I’m over in the USA catching up with colleagues working in the secondary / tertiary interface area. California is experiencing pretty tough times politically and economically with budgets under real pressure and education budgets taking a hit. It’s worse here than it is at home.

It always surprises me when we get chatting how much we share in common with our American colleagues. But it wasn’t in the area of secondary / tertiary interfaces that we found an item of shared interest that dropped out of a conversation. It was with regard to the little ones under five years of age. We concluded that both our systems were under some pressure due to much the same issue – confusion between day care and early childhood education.

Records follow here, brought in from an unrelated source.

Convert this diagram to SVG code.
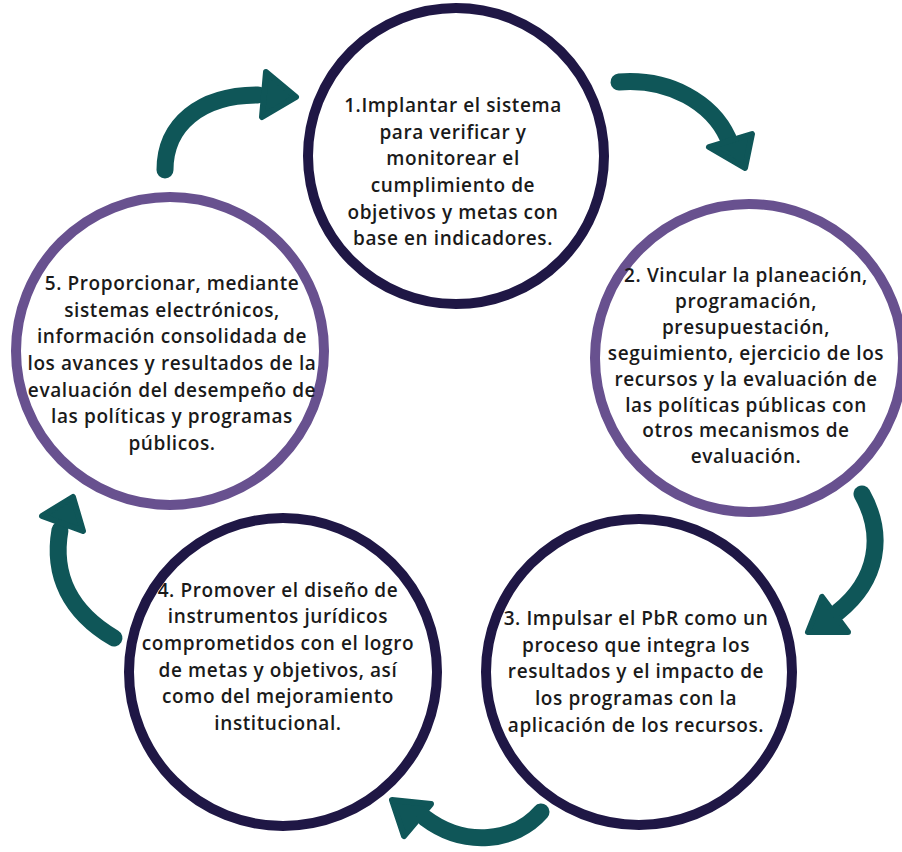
<svg xmlns="http://www.w3.org/2000/svg" width="902" height="852" viewBox="0 0 902 852">
<defs>
<style>
.navy{fill:#ffffff;stroke:#1f1745;stroke-width:10}
.purple{fill:#ffffff;stroke:#68518f;stroke-width:10}
.lbl{font-family:"Open Sans","Liberation Sans",sans-serif;font-weight:600;font-size:19px;letter-spacing:0.6px;fill:#1a1a1a;text-anchor:middle}
.shaft{fill:none;stroke:#0f5658;stroke-width:17;stroke-linecap:round}
.head{fill:#0f5658;stroke:#0f5658;stroke-width:6;stroke-linejoin:round}
</style>
</defs>
<rect width="902" height="852" fill="#ffffff"/>
<g id="connectors">
<path class="shaft" d="M165,170 C165,125 200,95 258,95"/>
<polygon class="head" points="266,72 296,97 262,117"/>
<path class="shaft" d="M619,82 C670,78 712,103 728,138"/>
<polygon class="head" points="709,147 752,134 745,168"/>
<path class="shaft" d="M862,494 C885,535 878,580 838,612"/>
<polygon class="head" points="822,597 808,632 848,632"/>
<path class="shaft" d="M541,812 C515,842 465,848 425,818"/>
<polygon class="head" points="392,800 431,804 404,836"/>
<path class="shaft" d="M114,638 C70,612 52,575 60,530"/>
<polygon class="head" points="42,516 73,497 83,531"/>
</g>
<g id="node1">
<circle class="navy" cx="456" cy="156" r="148"/>
<text class="lbl"><tspan x="453" y="112">1.Implantar el sistema</tspan><tspan x="453" y="138.7">para verificar y</tspan><tspan x="453" y="165.3">monitorear el</tspan><tspan x="453" y="192">cumplimiento de</tspan><tspan x="453" y="218.7">objetivos y metas con</tspan><tspan x="453" y="245.3">base en indicadores.</tspan></text>
</g>
<g id="node2">
<circle class="purple" cx="749" cy="358" r="154"/>
<text class="lbl"><tspan x="746" y="282">2. Vincular la planeación,</tspan><tspan x="746" y="308">programación,</tspan><tspan x="746" y="334">presupuestación,</tspan><tspan x="746" y="360">seguimiento, ejercicio de los</tspan><tspan x="746" y="386">recursos y la evaluación de</tspan><tspan x="746" y="412">las políticas públicas con</tspan><tspan x="746" y="437">otros mecanismos de</tspan><tspan x="746" y="463">evaluación.</tspan></text>
</g>
<g id="node3">
<circle class="navy" cx="639" cy="672" r="153"/>
<text class="lbl"><tspan x="636" y="625">3. Impulsar el PbR como un</tspan><tspan x="636" y="651.7">proceso que integra los</tspan><tspan x="636" y="678.3">resultados y el impacto de</tspan><tspan x="636" y="705">los programas con la</tspan><tspan x="636" y="731.7">aplicación de los recursos.</tspan></text>
</g>
<g id="node4">
<circle class="navy" cx="283" cy="672" r="154"/>
<text class="lbl"><tspan x="278" y="596.7">4. Promover el diseño de</tspan><tspan x="278" y="623.3">instrumentos jurídicos</tspan><tspan x="278" y="650">comprometidos con el logro</tspan><tspan x="278" y="676.7">de metas y objetivos, así</tspan><tspan x="278" y="703.3">como del mejoramiento</tspan><tspan x="278" y="730">institucional.</tspan></text>
</g>
<g id="node5">
<circle class="purple" cx="170" cy="351" r="154"/>
<text class="lbl"><tspan x="172" y="290">5. Proporcionar, mediante</tspan><tspan x="172" y="316.7">sistemas electrónicos,</tspan><tspan x="172" y="343.3">información consolidada de</tspan><tspan x="172" y="370">los avances y resultados de la</tspan><tspan x="172" y="396.7">evaluación del desempeño de</tspan><tspan x="172" y="423.3">las políticas y programas</tspan><tspan x="172" y="450">públicos.</tspan></text>
</g>
</svg>
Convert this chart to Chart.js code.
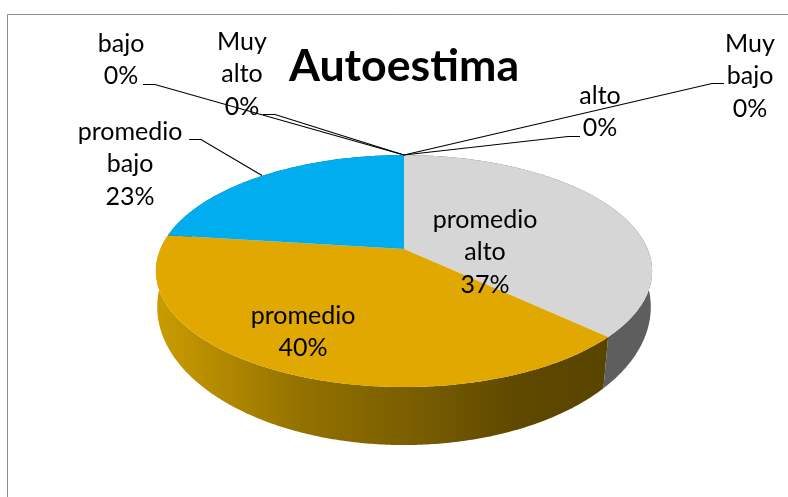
<!DOCTYPE html>
<html><head><meta charset="utf-8">
<style>html,body{margin:0;padding:0;background:#fff}canvas{display:block}</style>
<script src="https://cdn.jsdelivr.net/npm/chart.js@4"></script>
</head><body><canvas id="c" width="788" height="497"></canvas>
<script>
const categories = ["Muy bajo","alto","promedio alto","promedio","promedio bajo","bajo","Muy alto"];
const values = [0,0,37,40,23,0,0];
const sliceColors = ["#a5a5a5","#ffc000","#d6d6d6","#e0a800","#00adee","#264478","#70ad47"];
const titleText = "Autoestima";
const labelCenters = [[750,44],[600,96],[485,220],[303,316],[130,132],[121,44],[242,42]];
const leaders = [
  [[724,83.5],[712,83.5],[404,155]],
  [[580,136.5],[568,136.5],[404,155]],
  null,null,
  [[189,139.5],[201,139.5],[262,175.5]],
  [[143,84.5],[155,84.5],[404,155]],
  [[263,114.5],[275,114.5],[404,155]]
];
const LINE_H = 32.4;
const TOP = {k:-0.19,a:243.6,b:111.8,dy:0};
const BOT = {k:-0.16,a:243.6,b:134.5,dy:35.9};

function pt(arc,angle,p){
  const th = angle + Math.PI/2, x = Math.sin(th), y = -Math.cos(th), d = 1 + p.k*y;
  return [arc.x + p.a*x/d, arc.y + p.dy + p.b*y/d];
}
function rim(ctx,arc,s,e,p,move){
  const n = Math.max(2,Math.ceil(Math.abs(e-s)/0.01));
  for(let i=0;i<=n;i++){
    const q = pt(arc,s+(e-s)*i/n,p);
    (i===0&&move)?ctx.moveTo(q[0],q[1]):ctx.lineTo(q[0],q[1]);
  }
}
const pie3d = {
  id:'pie3d',
  beforeDraw(chart){
    const c = chart.ctx;
    c.save();c.strokeStyle='#8e8e8e';c.lineWidth=1;
    c.beginPath();c.moveTo(7.5,497);c.lineTo(7.5,14.5);c.lineTo(788,14.5);c.stroke();c.restore();
  },
  beforeDatasetDraw(chart,args){
    const c = chart.ctx, arcs = chart.getDatasetMeta(args.index).data;
    const grad = c.createLinearGradient(156,0,608,0);
    grad.addColorStop(0,'#cb9c00');grad.addColorStop(0.32,'#947200');
    grad.addColorStop(0.55,'#7b5f00');grad.addColorStop(0.8,'#5f4900');grad.addColorStop(1,'#594400');
    const wall = ['#5e5e5e','#5e5e5e','#5e5e5e',grad,'#005f82','#5e5e5e','#5e5e5e'];
    c.save();
    [4,2,3].forEach(i=>{
      const a = arcs[i];
      c.beginPath();
      rim(c,a,a.startAngle,a.endAngle,TOP,true);
      rim(c,a,a.endAngle,a.startAngle,BOT,false);
      c.closePath();c.fillStyle=wall[i];c.fill();
    });
    arcs.forEach((a,i)=>{
      if(a.endAngle-a.startAngle<=0) return;
      c.beginPath();c.moveTo(a.x,a.y);
      rim(c,a,a.startAngle,a.endAngle,TOP,false);
      c.closePath();c.fillStyle=sliceColors[i];c.fill();
    });
    c.restore();
    return false;
  },
  afterDatasetsDraw(chart){
    const c = chart.ctx;
    c.save();
    c.font='25px Lato';c.fillStyle='#000';c.textAlign='center';c.textBaseline='middle';
    categories.forEach((cat,i)=>{
      const lines = cat.split(' ').concat([values[i]+'%']);
      lines.forEach((t,j)=>c.fillText(t,labelCenters[i][0],labelCenters[i][1]+j*LINE_H));
    });
    c.strokeStyle='#000';c.lineWidth=1.2;
    leaders.forEach(l=>{
      if(!l) return;
      c.beginPath();l.forEach((p,j)=>j?c.lineTo(p[0],p[1]):c.moveTo(p[0],p[1]));c.stroke();
    });
    c.restore();
  }
};
new Chart(document.getElementById('c'),{
  type:'pie',
  data:{labels:categories,datasets:[{data:values,backgroundColor:sliceColors,borderWidth:0}]},
  plugins:[pie3d],
  options:{
    responsive:false,animation:false,
    layout:{padding:{top:40,bottom:92.6,left:20,right:0}},
    plugins:{
      legend:{display:false},tooltip:{enabled:false},
      title:{display:true,text:titleText,color:'#000',align:'center',
        font:{family:'Lato',size:44.7,weight:'bold'},padding:{top:0,bottom:0}}
    }
  }
});
</script></body></html>
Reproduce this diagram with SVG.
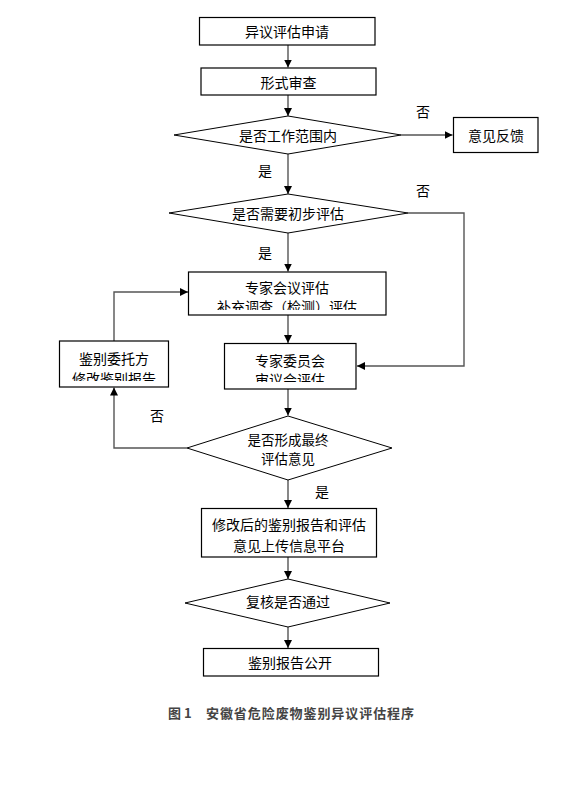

Childcare is where a young little one is looked after with care and to a high standard by people qualified to provide such care. They attend to their creature needs and see that they are happy and relaxed and getting along well with their peers and with adults. Of course some learning takes place – no-one has yet discovered how to stop little ones learning thank goodness, but it is not the structured teaching and learning of an early childhood education programme. These childcare centres require people with the requisite skills and they need to be closely regulated and controlled. But that are not early childhood education centres.

Early childhood education is structured teaching in ways that are appropriate to 3 and 4 year olds in areas that are appropriate and methods that reflect the critical concern for non-cognitive behaviours. There is an element of school-readiness in this and it is in addition to the care of little ones who remain very much in need of a safe environment under the watch of highly trained teachers.

Our current 1-5 system is seriously confused about these distinctions and the boundaries are so blurred that “care” and “education” mean much the same thing.

Over the past 10 days in this blog we have dealt with the three dots of a successful start to lifelong learning – two years of quality early childhood education, graduating from high school and gaining a postsecondary qualification. Currently New Zealand is doing quite well with the first of these until the provisions of quality early childhood education (two years of 15 hours per week) is scrutinized in urban areas of high Maori and Pasifika populations. Access is unacceptably low in many of these areas and until we get all three and four year olds into quality early childhood education for 15 hours a week over two years, the resources for pre-school care and education should be directed to that end.

I applaud the scrapping of the twenty hours on non-means tested care/education and applaud the scrutiny that the resources are now going to be put under. Yes, I have sympathy for those who need the twenty free hours to work in order to supplement their incomes but that is another issue. The ECE resource must be used according to principles of access for little ones not the size of their parents mortgages and rationed according to rules around universal ECE access. All three and four year olds must be in an early childhood centre for two days a week for the two years prior to their starting school. When that is achieved and cemented in place a more liberal approach might be able to be taken.

Of course there is nothing to stop centres both private and state offering child care for those younger but this must not be at the expense of 3 and 4 year olds getting their early childhood education and therefore this becomes the priority for state funding. There is probably enough to go around.

I have had final responsibility for early childhood centres as a secondary principal, as a senior manager in a teachers college, at a polytechnic and most recently as Chairman of Directors of a company that ran among its many activities, five early childhood centres. I know how the funding levers work and how they act in a perverse manner to achieve objectives that are not those of offering quality early childhood education to all three and four year olds for the two years before school. I know what the levels of trained staff do to the income streams. It all needs looking at.

The early years have become the last bastion of funding by volume and the results have been no more acceptable than they ever proved to be at other levels.